Field Type Description
timestamp String ISO 8601 formatted timestamp (UTC)
level String Log level (e.g., info, warn, error)
service String Name of the service (e.g., gkg-indexer)
correlation_id String A unique ID for tracing a request
message String The log message

Example Log Entry:

{
  "timestamp": "2025-10-10T12:00:00.000Z",
  "level": "info",
  "service": "gkg-indexer",
  "correlation_id": "req-xyz-123",
  "message": "Indexing started for project"
}

Tracing

Services are instrumented with OpenTelemetry for distributed tracing. A single request can be followed across GKG and other GitLab services.

Health Checks

The Indexer and Dispatcher expose /live and /ready endpoints on dedicated health ports (default 4202 and 4203 respectively). The /ready probe checks downstream dependencies (NATS, ClickHouse graph, ClickHouse datalake) and returns HTTP 503 when any are unreachable. Traffic is only routed to healthy instances.

Self-Managed Instances

For self-managed deployments, we expose a stable integration surface so operators can integrate our metrics, logs, and tracing into their existing observability stacks.

Interface contracts (what we provide):

  • Metrics: Each service exposes a Prometheus-compatible /metrics endpoint for service-level KPIs; we also expose gauges for graph database disk usage where applicable.
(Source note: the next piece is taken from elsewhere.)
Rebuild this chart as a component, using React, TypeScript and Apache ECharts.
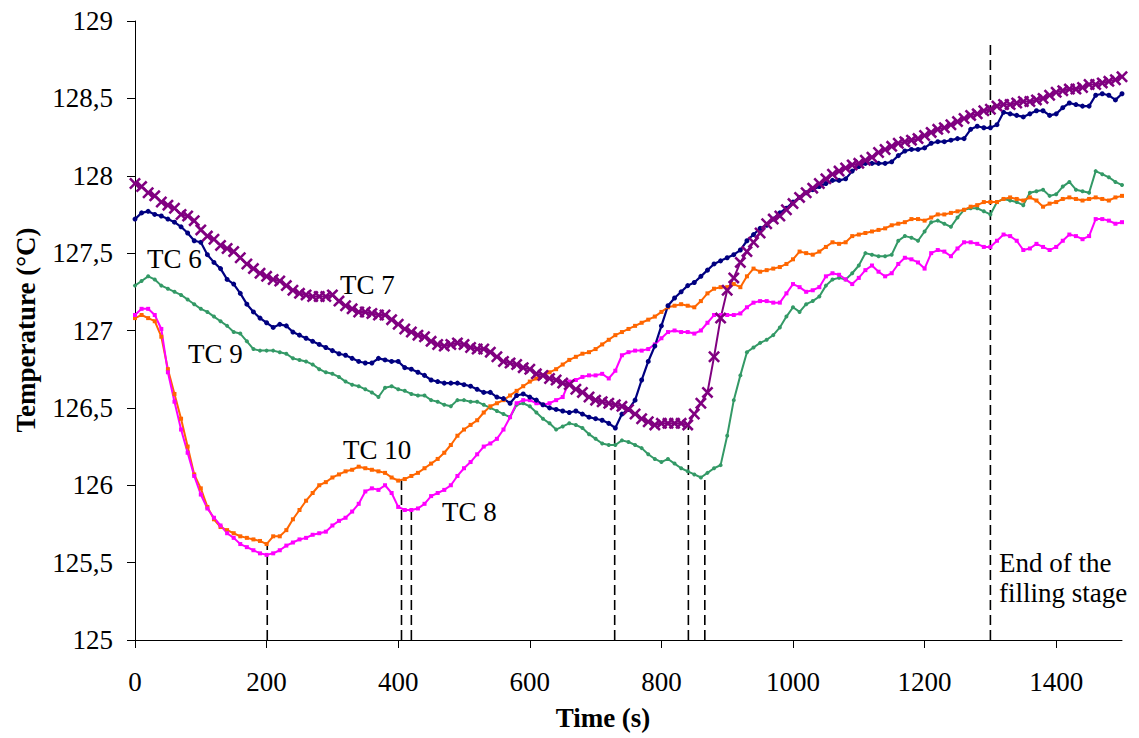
import { useEffect, useRef } from "react";
import * as echarts from "echarts";

// Sampling times (s)
const TIME_S = [
  0, 10, 20, 30, 40, 50, 60, 70, 80, 90,
  100, 110, 120, 130, 140, 150, 160, 170, 180, 190,
  200, 210, 220, 230, 240, 250, 260, 270, 280, 290,
  300, 310, 320, 330, 340, 350, 360, 370, 380, 390,
  400, 410, 420, 430, 440, 450, 460, 470, 480, 490,
  500, 510, 520, 530, 540, 550, 560, 570, 580, 590,
  600, 610, 620, 630, 640, 650, 660, 670, 680, 690,
  700, 710, 720, 730, 740, 750, 760, 770, 780, 790,
  800, 810, 820, 830, 840, 850, 860, 870, 880, 890,
  900, 910, 920, 930, 940, 950, 960, 970, 980, 990,
  1000, 1010, 1020, 1030, 1040, 1050, 1060, 1070, 1080, 1090,
  1100, 1110, 1120, 1130, 1140, 1150, 1160, 1170, 1180, 1190,
  1200, 1210, 1220, 1230, 1240, 1250, 1260, 1270, 1280, 1290,
  1300, 1310, 1320, 1330, 1340, 1350, 1360, 1370, 1380, 1390,
  1400, 1410, 1420, 1430, 1440, 1450, 1460, 1470, 1480, 1490,
  1500,
];

const TC6 = [
  127.72, 127.76, 127.77, 127.75, 127.74, 127.72, 127.70, 127.67, 127.63, 127.58,
  127.57, 127.49, 127.44, 127.40, 127.33, 127.30, 127.24, 127.17, 127.12, 127.08,
  127.05, 127.02, 127.04, 127.03, 126.99, 126.97, 126.95, 126.93, 126.91, 126.89,
  126.87, 126.85, 126.84, 126.82, 126.80, 126.79, 126.79, 126.82, 126.81, 126.80,
  126.80, 126.76, 126.75, 126.73, 126.71, 126.68, 126.67, 126.66, 126.66, 126.66,
  126.65, 126.64, 126.62, 126.60, 126.60, 126.57, 126.56, 126.53, 126.58, 126.59,
  126.57, 126.55, 126.52, 126.50, 126.49, 126.48, 126.47, 126.48, 126.46, 126.44,
  126.43, 126.42, 126.40, 126.37, 126.46, 126.49, 126.55, 126.68, 126.80, 126.90,
  127.03, 127.16, 127.21, 127.25, 127.29, 127.31, 127.35, 127.39, 127.43, 127.45,
  127.47, 127.49, 127.52, 127.58, 127.62, 127.66, 127.68, 127.72, 127.76, 127.79,
  127.83, 127.86, 127.89, 127.91, 127.93, 127.95, 127.97, 127.97, 127.98, 128.03,
  128.06, 128.08, 128.08, 128.08, 128.08, 128.09, 128.13, 128.16, 128.17, 128.17,
  128.18, 128.21, 128.22, 128.22, 128.23, 128.24, 128.24, 128.30, 128.32, 128.31,
  128.31, 128.33, 128.41, 128.40, 128.39, 128.38, 128.40, 128.42, 128.42, 128.39,
  128.40, 128.44, 128.47, 128.46, 128.45, 128.45, 128.52, 128.53, 128.52, 128.49,
  128.53,
];

const TC7 = [
  127.95, 127.93, 127.89, 127.87, 127.83, 127.81, 127.79, 127.75, 127.74, 127.71,
  127.65, 127.61, 127.59, 127.55, 127.53, 127.51, 127.47, 127.43, 127.40, 127.37,
  127.35, 127.33, 127.32, 127.29, 127.26, 127.24, 127.23, 127.22, 127.22, 127.22,
  127.23, 127.19, 127.16, 127.14, 127.12, 127.12, 127.11, 127.10, 127.10, 127.07,
  127.04, 127.01, 126.99, 126.97, 126.96, 126.93, 126.91, 126.90, 126.91, 126.92,
  126.91, 126.89, 126.88, 126.88, 126.86, 126.83, 126.80, 126.79, 126.78, 126.76,
  126.75, 126.72, 126.71, 126.69, 126.68, 126.66, 126.65, 126.62, 126.60, 126.57,
  126.55, 126.54, 126.53, 126.52, 126.51, 126.49, 126.46, 126.43, 126.41, 126.39,
  126.40, 126.40, 126.40, 126.40, 126.39, 126.46, 126.53, 126.60, 126.83, 127.08,
  127.26, 127.34, 127.44, 127.51, 127.57, 127.63, 127.69, 127.72, 127.74, 127.78,
  127.82, 127.86, 127.89, 127.92, 127.95, 127.98, 128.01, 128.03, 128.05, 128.07,
  128.08, 128.10, 128.12, 128.15, 128.17, 128.19, 128.21, 128.22, 128.23, 128.24,
  128.26, 128.28, 128.30, 128.31, 128.33, 128.35, 128.37, 128.39, 128.40, 128.42,
  128.43, 128.45, 128.46, 128.46, 128.47, 128.48, 128.48, 128.49, 128.50, 128.52,
  128.54, 128.55, 128.56, 128.56, 128.57, 128.59, 128.59, 128.60, 128.61, 128.62,
  128.64,
];

const TC8 = [
  127.10, 127.14, 127.14, 127.10, 127.01, 126.73, 126.54, 126.36, 126.21, 126.06,
  125.94, 125.85, 125.79, 125.74, 125.69, 125.66, 125.62, 125.60, 125.58, 125.56,
  125.55, 125.56, 125.58, 125.61, 125.63, 125.65, 125.66, 125.68, 125.69, 125.70,
  125.74, 125.77, 125.79, 125.83, 125.88, 125.96, 125.98, 125.97, 126.00, 125.95,
  125.86, 125.84, 125.84, 125.85, 125.88, 125.93, 125.95, 125.97, 126.00, 126.06,
  126.11, 126.15, 126.20, 126.25, 126.27, 126.30, 126.36, 126.44, 126.53, 126.55,
  126.55, 126.53, 126.52, 126.53, 126.55, 126.57, 126.67, 126.68, 126.70, 126.71,
  126.71, 126.72, 126.69, 126.74, 126.84, 126.86, 126.87, 126.87, 126.88, 126.91,
  126.95, 126.99, 127.00, 126.99, 126.99, 126.98, 127.00, 127.05, 127.10, 127.10,
  127.10, 127.10, 127.11, 127.15, 127.18, 127.19, 127.19, 127.18, 127.18, 127.24,
  127.30, 127.28, 127.25, 127.26, 127.28, 127.35, 127.37, 127.36, 127.33, 127.30,
  127.34, 127.39, 127.42, 127.38, 127.35, 127.37, 127.43, 127.47, 127.46, 127.44,
  127.40, 127.50, 127.52, 127.51, 127.48, 127.53, 127.57, 127.57, 127.56, 127.54,
  127.54, 127.58, 127.62, 127.61, 127.58, 127.52, 127.53, 127.56, 127.54, 127.52,
  127.54, 127.58, 127.62, 127.61, 127.59, 127.61, 127.72, 127.72, 127.71, 127.69,
  127.70,
];

const TC9 = [
  127.29, 127.32, 127.35, 127.33, 127.29, 127.27, 127.25, 127.23, 127.20, 127.17,
  127.14, 127.12, 127.09, 127.06, 127.03, 126.99, 126.98, 126.93, 126.88, 126.87,
  126.87, 126.87, 126.86, 126.85, 126.82, 126.81, 126.80, 126.78, 126.75, 126.73,
  126.72, 126.70, 126.67, 126.65, 126.64, 126.62, 126.60, 126.57, 126.63, 126.64,
  126.62, 126.61, 126.59, 126.58, 126.58, 126.55, 126.54, 126.52, 126.51, 126.55,
  126.55, 126.54, 126.54, 126.52, 126.50, 126.48, 126.46, 126.44, 126.52, 126.53,
  126.51, 126.47, 126.43, 126.40, 126.36, 126.38, 126.40, 126.39, 126.37, 126.33,
  126.30, 126.27, 126.26, 126.26, 126.29, 126.28, 126.26, 126.24, 126.20, 126.17,
  126.15, 126.17, 126.14, 126.11, 126.09, 126.07, 126.05, 126.08, 126.11, 126.13,
  126.32, 126.55, 126.71, 126.86, 126.89, 126.92, 126.94, 126.97, 127.02, 127.09,
  127.15, 127.12, 127.17, 127.19, 127.22, 127.29, 127.33, 127.34, 127.33, 127.37,
  127.42, 127.50, 127.49, 127.48, 127.48, 127.49, 127.58, 127.61, 127.60, 127.58,
  127.64, 127.70, 127.71, 127.69, 127.67, 127.73, 127.78, 127.79, 127.79, 127.77,
  127.75, 127.83, 127.85, 127.84, 127.83, 127.81, 127.89, 127.90, 127.91, 127.87,
  127.88, 127.93, 127.96, 127.91, 127.90, 127.89, 128.03, 128.01, 127.99, 127.96,
  127.94,
];

const TC10 = [
  127.08, 127.10, 127.08, 127.06, 126.96, 126.75, 126.59, 126.43, 126.25, 126.07,
  125.98, 125.86, 125.78, 125.73, 125.71, 125.69, 125.67, 125.66, 125.65, 125.64,
  125.62, 125.67, 125.67, 125.71, 125.78, 125.84, 125.90, 125.95, 126.00, 126.02,
  126.05, 126.07, 126.09, 126.10, 126.12, 126.11, 126.10, 126.09, 126.08, 126.05,
  126.03, 126.04, 126.06, 126.08, 126.11, 126.14, 126.17, 126.21, 126.26, 126.32,
  126.36, 126.39, 126.42, 126.47, 126.51, 126.53, 126.55, 126.58, 126.61, 126.64,
  126.67, 126.69, 126.71, 126.73, 126.75, 126.78, 126.81, 126.83, 126.85, 126.86,
  126.88, 126.91, 126.94, 126.97, 126.99, 127.01, 127.03, 127.05, 127.07, 127.09,
  127.12, 127.15, 127.16, 127.17, 127.16, 127.15, 127.19, 127.24, 127.27, 127.28,
  127.28, 127.30, 127.28, 127.35, 127.40, 127.38, 127.39, 127.40, 127.41, 127.43,
  127.46, 127.51, 127.50, 127.49, 127.51, 127.54, 127.57, 127.56, 127.57, 127.61,
  127.62, 127.63, 127.64, 127.65, 127.66, 127.68, 127.69, 127.70, 127.72, 127.72,
  127.71, 127.73, 127.75, 127.75, 127.76, 127.77, 127.78, 127.80, 127.81, 127.83,
  127.83, 127.83, 127.85, 127.86, 127.85, 127.84, 127.86, 127.84, 127.80, 127.82,
  127.83, 127.85, 127.86, 127.85, 127.84, 127.85, 127.86, 127.85, 127.84, 127.86,
  127.87,
];

// Vertical dashed reference lines: time and the temperature they reach
const MARK_TIMES = [201, 405, 420, 729, 841, 866, 1300];
const MARK_TOPS = [125.63, 126.03, 125.84, 126.37, 126.39, 126.06, 128.86];

const X_TICKS = [0, 200, 400, 600, 800, 1000, 1200, 1400];
const Y_MIN = 125;
const Y_MAX = 129;
const Y_STEP = 0.5;
const X_MIN = 0;
const X_MAX = 1500;

const FONT = "'Liberation Serif', 'Times New Roman', serif";

export default function App() {
  const ref = useRef<HTMLDivElement>(null);

  useEffect(() => {
    if (!ref.current) return;
    const chart = echarts.init(ref.current, null, { renderer: "svg" });

    const pair = (vals: number[]) => TIME_S.map((t, i) => [t, vals[i]]);
    const cross =
      "path://M0,1.5L1.5,0L5,3.5L8.5,0L10,1.5L6.5,5L10,8.5L8.5,10L5,6.5L1.5,10L0,8.5L3.5,5Z";

    const curve = (
      name: string,
      vals: number[],
      color: string,
      symbol: string,
      size: number,
      width: number
    ) => ({
      type: "line",
      name,
      data: pair(vals),
      symbol,
      symbolSize: size,
      showSymbol: true,
      showAllSymbol: true,
      lineStyle: { color, width },
      itemStyle: { color, borderWidth: 0 },
      emphasis: { disabled: true },
      silent: true,
      z: 3,
    });

    const dashSeries = MARK_TIMES.map((t, i) => ({
      type: "line",
      data: [
        [t, Y_MIN],
        [t, MARK_TOPS[i]],
      ],
      symbol: "none",
      lineStyle: { color: "#000", width: 1.6, type: [10, 5] },
      silent: true,
      z: 2,
    }));

    const label = (text: string, x: number, y: number) => ({
      type: "text",
      x,
      y,
      style: {
        text,
        font: `27px ${FONT}`,
        fill: "#000",
        align: "left",
        verticalAlign: "middle",
      },
    });

    chart.setOption({
      animation: false,
      backgroundColor: "#fff",
      textStyle: { fontFamily: FONT },
      grid: { left: 135, right: 17, top: 21, bottom: 98 },
      xAxis: {
        type: "value",
        min: X_MIN,
        max: X_MAX,
        interval: 200,
        splitLine: { show: false },
        axisLine: { show: true, lineStyle: { color: "#000", width: 1 } },
        axisTick: {
          show: true,
          inside: false,
          length: 8,
          customValues: X_TICKS,
          lineStyle: { color: "#000" },
        },
        axisLabel: {
          customValues: X_TICKS,
          margin: 28,
          color: "#000",
          fontSize: 27,
          fontFamily: FONT,
          formatter: (v: number) => String(v),
        },
      },
      yAxis: {
        type: "value",
        min: Y_MIN,
        max: Y_MAX,
        interval: Y_STEP,
        splitLine: { show: false },
        axisLine: { show: true, lineStyle: { color: "#000", width: 1 } },
        axisTick: { show: true, inside: false, length: 8, lineStyle: { color: "#000" } },
        axisLabel: {
          margin: 22,
          color: "#000",
          fontSize: 27,
          fontFamily: FONT,
          formatter: (v: number) => String(v).replace(".", ","),
        },
      },
      series: [
        ...dashSeries,
        curve("TC 9", TC9, "#339966", "circle", 4, 2),
        curve("TC 10", TC10, "#FF6600", "rect", 4, 2),
        curve("TC 8", TC8, "#FF00FF", "rect", 4, 2),
        curve("TC 6", TC6, "#000080", "circle", 5, 2.2),
        curve("TC 7", TC7, "#800080", cross, 12, 2),
      ],
      graphic: [
        label("TC 6", 147, 259),
        label("TC 7", 340, 285),
        label("TC 9", 188, 354),
        label("TC 10", 343, 450),
        label("TC 8", 442, 512),
        label("End of the", 999, 563),
        label("filling stage", 999, 593),
        {
          type: "text",
          x: 603,
          y: 718,
          style: {
            text: "Time (s)",
            font: `bold 27px ${FONT}`,
            fill: "#000",
            align: "center",
            verticalAlign: "middle",
          },
        },
        {
          type: "text",
          x: 26,
          y: 330,
          rotation: Math.PI / 2,
          style: {
            text: "Temperature (°C)",
            font: `bold 27px ${FONT}`,
            fill: "#000",
            align: "center",
            verticalAlign: "middle",
          },
        },
      ],
    });

    return () => chart.dispose();
  }, []);

  return (
    <div
      ref={ref}
      style={{
        position: "fixed",
        left: 0,
        top: 0,
        width: 1139,
        height: 738,
        background: "#fff",
      }}
    />
  );
}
CPU and host/container resource utilization are expected to be collected via standard exporters alongside our service metrics.
  • Logs: All services emit structured JSON to stdout/stderr using the schema defined in Logging Structure and Format (including correlation_id).
  • Tracing: Services are instrumented with OpenTelemetry, allowing operators to configure an OTLP exporter (gRPC/HTTP) to a customer-managed collector or backend.
  • Health: Liveness (/live) and readiness (/ready) endpoints on dedicated health ports for orchestration and local SLOs.

Operator responsibilities:

  • Scrape /metrics with your Prometheus (or compatible) and manage storage, alerting, and retention.
  • Collect node/container resource metrics (CPU, memory, disk I/O, and usage) via standard exporters (e.g., cAdvisor, kube-state-metrics, node_exporter) and correlate with service metrics.
  • Collect and ship JSON logs (e.g., Fluentd/Vector/Filebeat) to your aggregator (e.g., Elasticsearch/Loki/Splunk) and manage parsing/retention.
  • Provide and operate an OpenTelemetry collector or tracing backend if traces are required.
  • Secure endpoints and govern egress in accordance with your environment.

Deployment to Omnibus-adjacent Kubernetes Environment

In Kubernetes, most of this is automatic:

  • Metrics: Prometheus Operator discovers and scrapes /metrics. Cluster exporters (cAdvisor, kube-state-metrics, node_exporter) handle CPU, memory, and disk.
  • Logging: Container logs go to stdout/stderr and get collected by the cluster's logging agent (Fluentd, Vector).
  • Health Checks: Kubernetes uses liveness and readiness probes to restart unhealthy pods and manage traffic during rollouts.

Ownership, On-call & Escalation

Who owns what, and who gets paged.

Service/Component Ownership

  • Siphon & NATS (development/bug fixes): Analytics stage (primarily Platform Insights), with collaboration from the Knowledge Graph team.
  • GKG Service (Indexer + API/MCP): Knowledge Graph team.

On-call

  • Tier 1: Production Engineering SRE (existing on-call rotation).
  • Tier 2: Analytics / Platform Insights.
  • Knowledge Graph Services: Dedicated on-call rotation (TBD). During initial launch the KG team will actively monitor the service.

Long-term Stewardship

Future ownership will be evaluated, for example, NATS may move under the Durability team, while Siphon is likely to remain with Data Engineering (Analytics).

Runbooks

Initial runbook procedures for GitLab.com. These will grow as we learn more in production.

Siphon

  • Monitoring: Regularly verify replication slots and monitor producer throughput and lag.
  • Snapshots: Be aware that snapshots can temporarily inflate JetStream storage. Plan for sufficient headroom per table, and use work-queue/limits retention settings during bulk loads.

NATS JetStream

  • Stream Policies: Enforce LimitsPolicy (size, age, and message caps) on streams.
  • Alerting: Configure alerts to trigger at 70%, 85%, and 95% of usage limits.

Database (ClickHouse)

  • Ingestion: Monitor background merge operations, as this is where data deduplication occurs.
  • ETL and Graph Ingestion: Establish a clear set of metrics for these processes.
  • Workload Isolation: Run GKG queries on a separate Warehouse to isolate them from ingestion workloads. Pin agent reads to read-only compute nodes.
  • Query Safety:
    • Limits: Set per-user quotas for max_memory_usage, max_rows_to_read, max_bytes_to_read, and timeouts on the GKG role.
    • Join & Scan Budgets: Enforce linting rules in the query planner to block unbounded joins, text-search filters in aggregates, or multi-hop traversals (>3) unless pre-materialized.